◆ YOUR GOAL
Your task is to restate the data word for word.
☆ ☆ ☆
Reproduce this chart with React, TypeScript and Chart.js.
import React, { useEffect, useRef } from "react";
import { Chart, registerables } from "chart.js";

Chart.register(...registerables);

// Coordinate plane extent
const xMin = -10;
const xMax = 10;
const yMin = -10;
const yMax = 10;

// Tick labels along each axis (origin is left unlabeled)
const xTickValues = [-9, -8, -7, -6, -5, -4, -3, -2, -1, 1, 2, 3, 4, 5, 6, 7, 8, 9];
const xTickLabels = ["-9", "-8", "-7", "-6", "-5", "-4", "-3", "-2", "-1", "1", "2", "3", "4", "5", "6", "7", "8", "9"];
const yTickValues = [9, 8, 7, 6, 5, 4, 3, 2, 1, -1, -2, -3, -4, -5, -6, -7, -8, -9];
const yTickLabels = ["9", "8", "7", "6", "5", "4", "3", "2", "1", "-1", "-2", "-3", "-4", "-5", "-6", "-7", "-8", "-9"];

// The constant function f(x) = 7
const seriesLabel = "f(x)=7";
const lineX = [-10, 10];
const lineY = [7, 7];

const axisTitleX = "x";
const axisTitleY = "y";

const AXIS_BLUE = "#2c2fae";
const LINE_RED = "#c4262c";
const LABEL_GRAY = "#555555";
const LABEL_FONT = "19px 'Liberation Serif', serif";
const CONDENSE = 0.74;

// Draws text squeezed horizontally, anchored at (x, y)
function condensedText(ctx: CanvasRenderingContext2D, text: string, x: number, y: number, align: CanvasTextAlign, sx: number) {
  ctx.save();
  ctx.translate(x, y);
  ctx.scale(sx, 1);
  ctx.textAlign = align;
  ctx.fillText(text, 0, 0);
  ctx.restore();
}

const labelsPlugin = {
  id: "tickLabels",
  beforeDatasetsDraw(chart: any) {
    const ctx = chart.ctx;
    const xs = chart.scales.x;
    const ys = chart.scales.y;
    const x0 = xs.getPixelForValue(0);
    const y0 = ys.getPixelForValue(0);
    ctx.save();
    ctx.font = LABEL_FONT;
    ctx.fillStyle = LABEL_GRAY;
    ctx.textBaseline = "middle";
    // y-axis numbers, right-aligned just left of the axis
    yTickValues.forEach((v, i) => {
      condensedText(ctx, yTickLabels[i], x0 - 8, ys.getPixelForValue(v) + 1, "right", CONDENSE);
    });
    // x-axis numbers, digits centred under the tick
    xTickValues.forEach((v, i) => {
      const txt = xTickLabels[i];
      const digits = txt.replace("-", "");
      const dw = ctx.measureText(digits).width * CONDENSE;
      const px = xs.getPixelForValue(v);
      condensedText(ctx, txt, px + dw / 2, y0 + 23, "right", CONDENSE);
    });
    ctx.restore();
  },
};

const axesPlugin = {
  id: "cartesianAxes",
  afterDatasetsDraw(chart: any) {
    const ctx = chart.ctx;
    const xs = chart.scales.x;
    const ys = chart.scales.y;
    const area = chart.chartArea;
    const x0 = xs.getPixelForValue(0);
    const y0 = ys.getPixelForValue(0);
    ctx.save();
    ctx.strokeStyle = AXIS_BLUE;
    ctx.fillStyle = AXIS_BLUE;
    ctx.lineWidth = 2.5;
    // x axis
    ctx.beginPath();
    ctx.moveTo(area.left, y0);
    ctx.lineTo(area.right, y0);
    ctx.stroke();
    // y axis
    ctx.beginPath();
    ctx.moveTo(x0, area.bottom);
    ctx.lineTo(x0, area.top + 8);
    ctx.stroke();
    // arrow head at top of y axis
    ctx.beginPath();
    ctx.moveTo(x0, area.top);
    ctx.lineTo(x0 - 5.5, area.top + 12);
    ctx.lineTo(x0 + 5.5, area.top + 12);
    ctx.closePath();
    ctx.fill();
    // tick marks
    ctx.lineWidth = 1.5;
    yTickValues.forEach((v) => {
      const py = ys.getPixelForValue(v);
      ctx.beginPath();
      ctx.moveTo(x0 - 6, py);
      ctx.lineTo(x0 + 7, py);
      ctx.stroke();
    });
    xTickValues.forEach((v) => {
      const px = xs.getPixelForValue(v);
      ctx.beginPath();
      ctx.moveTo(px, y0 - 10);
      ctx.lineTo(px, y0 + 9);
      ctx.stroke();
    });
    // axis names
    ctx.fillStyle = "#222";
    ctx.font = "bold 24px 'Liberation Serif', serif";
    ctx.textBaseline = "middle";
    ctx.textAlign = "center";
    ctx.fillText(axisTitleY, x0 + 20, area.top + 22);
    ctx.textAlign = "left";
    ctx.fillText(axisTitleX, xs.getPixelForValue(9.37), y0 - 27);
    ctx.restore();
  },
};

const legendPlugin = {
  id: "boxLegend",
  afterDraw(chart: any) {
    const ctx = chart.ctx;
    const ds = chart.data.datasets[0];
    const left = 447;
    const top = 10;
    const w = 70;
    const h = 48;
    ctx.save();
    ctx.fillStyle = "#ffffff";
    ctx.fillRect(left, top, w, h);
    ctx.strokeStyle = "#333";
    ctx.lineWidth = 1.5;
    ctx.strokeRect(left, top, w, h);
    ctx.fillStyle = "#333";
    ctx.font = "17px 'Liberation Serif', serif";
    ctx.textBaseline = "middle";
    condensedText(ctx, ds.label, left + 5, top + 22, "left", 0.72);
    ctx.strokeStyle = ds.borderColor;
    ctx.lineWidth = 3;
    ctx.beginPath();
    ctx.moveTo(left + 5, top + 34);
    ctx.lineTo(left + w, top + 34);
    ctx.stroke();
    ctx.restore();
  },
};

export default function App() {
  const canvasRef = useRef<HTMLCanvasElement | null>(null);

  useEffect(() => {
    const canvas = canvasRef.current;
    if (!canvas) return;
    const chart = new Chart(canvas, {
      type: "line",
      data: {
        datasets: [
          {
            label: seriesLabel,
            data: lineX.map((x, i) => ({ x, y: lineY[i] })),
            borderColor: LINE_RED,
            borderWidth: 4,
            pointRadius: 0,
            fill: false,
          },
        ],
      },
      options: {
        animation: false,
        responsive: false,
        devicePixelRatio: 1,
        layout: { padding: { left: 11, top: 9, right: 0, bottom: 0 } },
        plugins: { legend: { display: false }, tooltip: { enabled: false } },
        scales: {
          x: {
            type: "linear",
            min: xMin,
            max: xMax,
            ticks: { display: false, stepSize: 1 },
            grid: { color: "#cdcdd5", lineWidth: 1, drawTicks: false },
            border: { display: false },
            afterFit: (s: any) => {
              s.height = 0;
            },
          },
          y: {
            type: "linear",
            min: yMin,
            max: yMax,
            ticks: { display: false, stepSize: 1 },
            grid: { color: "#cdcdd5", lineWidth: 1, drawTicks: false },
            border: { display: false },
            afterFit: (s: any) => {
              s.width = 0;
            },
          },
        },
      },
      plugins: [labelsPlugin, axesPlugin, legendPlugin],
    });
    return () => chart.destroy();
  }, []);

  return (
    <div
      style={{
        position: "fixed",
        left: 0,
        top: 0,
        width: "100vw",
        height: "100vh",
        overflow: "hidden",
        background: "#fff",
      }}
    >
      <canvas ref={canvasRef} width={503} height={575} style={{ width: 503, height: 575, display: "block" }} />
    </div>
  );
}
☆ ☆ ☆
◆ FULL ANSWER
Reproduce this chart with React, TypeScript and Chart.js.
import React, { useEffect, useRef } from "react";
import { Chart, registerables } from "chart.js";

Chart.register(...registerables);

// Coordinate plane extent
const xMin = -10;
const xMax = 10;
const yMin = -10;
const yMax = 10;

// Tick labels along each axis (origin is left unlabeled)
const xTickValues = [-9, -8, -7, -6, -5, -4, -3, -2, -1, 1, 2, 3, 4, 5, 6, 7, 8, 9];
const xTickLabels = ["-9", "-8", "-7", "-6", "-5", "-4", "-3", "-2", "-1", "1", "2", "3", "4", "5", "6", "7", "8", "9"];
const yTickValues = [9, 8, 7, 6, 5, 4, 3, 2, 1, -1, -2, -3, -4, -5, -6, -7, -8, -9];
const yTickLabels = ["9", "8", "7", "6", "5", "4", "3", "2", "1", "-1", "-2", "-3", "-4", "-5", "-6", "-7", "-8", "-9"];

// The constant function f(x) = 7
const seriesLabel = "f(x)=7";
const lineX = [-10, 10];
const lineY = [7, 7];

const axisTitleX = "x";
const axisTitleY = "y";

const AXIS_BLUE = "#2c2fae";
const LINE_RED = "#c4262c";
const LABEL_GRAY = "#555555";
const LABEL_FONT = "19px 'Liberation Serif', serif";
const CONDENSE = 0.74;

// Draws text squeezed horizontally, anchored at (x, y)
function condensedText(ctx: CanvasRenderingContext2D, text: string, x: number, y: number, align: CanvasTextAlign, sx: number) {
  ctx.save();
  ctx.translate(x, y);
  ctx.scale(sx, 1);
  ctx.textAlign = align;
  ctx.fillText(text, 0, 0);
  ctx.restore();
}

const labelsPlugin = {
  id: "tickLabels",
  beforeDatasetsDraw(chart: any) {
    const ctx = chart.ctx;
    const xs = chart.scales.x;
    const ys = chart.scales.y;
    const x0 = xs.getPixelForValue(0);
    const y0 = ys.getPixelForValue(0);
    ctx.save();
    ctx.font = LABEL_FONT;
    ctx.fillStyle = LABEL_GRAY;
    ctx.textBaseline = "middle";
    // y-axis numbers, right-aligned just left of the axis
    yTickValues.forEach((v, i) => {
      condensedText(ctx, yTickLabels[i], x0 - 8, ys.getPixelForValue(v) + 1, "right", CONDENSE);
    });
    // x-axis numbers, digits centred under the tick
    xTickValues.forEach((v, i) => {
      const txt = xTickLabels[i];
      const digits = txt.replace("-", "");
      const dw = ctx.measureText(digits).width * CONDENSE;
      const px = xs.getPixelForValue(v);
      condensedText(ctx, txt, px + dw / 2, y0 + 23, "right", CONDENSE);
    });
    ctx.restore();
  },
};

const axesPlugin = {
  id: "cartesianAxes",
  afterDatasetsDraw(chart: any) {
    const ctx = chart.ctx;
    const xs = chart.scales.x;
    const ys = chart.scales.y;
    const area = chart.chartArea;
    const x0 = xs.getPixelForValue(0);
    const y0 = ys.getPixelForValue(0);
    ctx.save();
    ctx.strokeStyle = AXIS_BLUE;
    ctx.fillStyle = AXIS_BLUE;
    ctx.lineWidth = 2.5;
    // x axis
    ctx.beginPath();
    ctx.moveTo(area.left, y0);
    ctx.lineTo(area.right, y0);
    ctx.stroke();
    // y axis
    ctx.beginPath();
    ctx.moveTo(x0, area.bottom);
    ctx.lineTo(x0, area.top + 8);
    ctx.stroke();
    // arrow head at top of y axis
    ctx.beginPath();
    ctx.moveTo(x0, area.top);
    ctx.lineTo(x0 - 5.5, area.top + 12);
    ctx.lineTo(x0 + 5.5, area.top + 12);
    ctx.closePath();
    ctx.fill();
    // tick marks
    ctx.lineWidth = 1.5;
    yTickValues.forEach((v) => {
      const py = ys.getPixelForValue(v);
      ctx.beginPath();
      ctx.moveTo(x0 - 6, py);
      ctx.lineTo(x0 + 7, py);
      ctx.stroke();
    });
    xTickValues.forEach((v) => {
      const px = xs.getPixelForValue(v);
      ctx.beginPath();
      ctx.moveTo(px, y0 - 10);
      ctx.lineTo(px, y0 + 9);
      ctx.stroke();
    });
    // axis names
    ctx.fillStyle = "#222";
    ctx.font = "bold 24px 'Liberation Serif', serif";
    ctx.textBaseline = "middle";
    ctx.textAlign = "center";
    ctx.fillText(axisTitleY, x0 + 20, area.top + 22);
    ctx.textAlign = "left";
    ctx.fillText(axisTitleX, xs.getPixelForValue(9.37), y0 - 27);
    ctx.restore();
  },
};

const legendPlugin = {
  id: "boxLegend",
  afterDraw(chart: any) {
    const ctx = chart.ctx;
    const ds = chart.data.datasets[0];
    const left = 447;
    const top = 10;
    const w = 70;
    const h = 48;
    ctx.save();
    ctx.fillStyle = "#ffffff";
    ctx.fillRect(left, top, w, h);
    ctx.strokeStyle = "#333";
    ctx.lineWidth = 1.5;
    ctx.strokeRect(left, top, w, h);
    ctx.fillStyle = "#333";
    ctx.font = "17px 'Liberation Serif', serif";
    ctx.textBaseline = "middle";
    condensedText(ctx, ds.label, left + 5, top + 22, "left", 0.72);
    ctx.strokeStyle = ds.borderColor;
    ctx.lineWidth = 3;
    ctx.beginPath();
    ctx.moveTo(left + 5, top + 34);
    ctx.lineTo(left + w, top + 34);
    ctx.stroke();
    ctx.restore();
  },
};

export default function App() {
  const canvasRef = useRef<HTMLCanvasElement | null>(null);

  useEffect(() => {
    const canvas = canvasRef.current;
    if (!canvas) return;
    const chart = new Chart(canvas, {
      type: "line",
      data: {
        datasets: [
          {
            label: seriesLabel,
            data: lineX.map((x, i) => ({ x, y: lineY[i] })),
            borderColor: LINE_RED,
            borderWidth: 4,
            pointRadius: 0,
            fill: false,
          },
        ],
      },
      options: {
        animation: false,
        responsive: false,
        devicePixelRatio: 1,
        layout: { padding: { left: 11, top: 9, right: 0, bottom: 0 } },
        plugins: { legend: { display: false }, tooltip: { enabled: false } },
        scales: {
          x: {
            type: "linear",
            min: xMin,
            max: xMax,
            ticks: { display: false, stepSize: 1 },
            grid: { color: "#cdcdd5", lineWidth: 1, drawTicks: false },
            border: { display: false },
            afterFit: (s: any) => {
              s.height = 0;
            },
          },
          y: {
            type: "linear",
            min: yMin,
            max: yMax,
            ticks: { display: false, stepSize: 1 },
            grid: { color: "#cdcdd5", lineWidth: 1, drawTicks: false },
            border: { display: false },
            afterFit: (s: any) => {
              s.width = 0;
            },
          },
        },
      },
      plugins: [labelsPlugin, axesPlugin, legendPlugin],
    });
    return () => chart.destroy();
  }, []);

  return (
    <div
      style={{
        position: "fixed",
        left: 0,
        top: 0,
        width: "100vw",
        height: "100vh",
        overflow: "hidden",
        background: "#fff",
      }}
    >
      <canvas ref={canvasRef} width={503} height={575} style={{ width: 503, height: 575, display: "block" }} />
    </div>
  );
}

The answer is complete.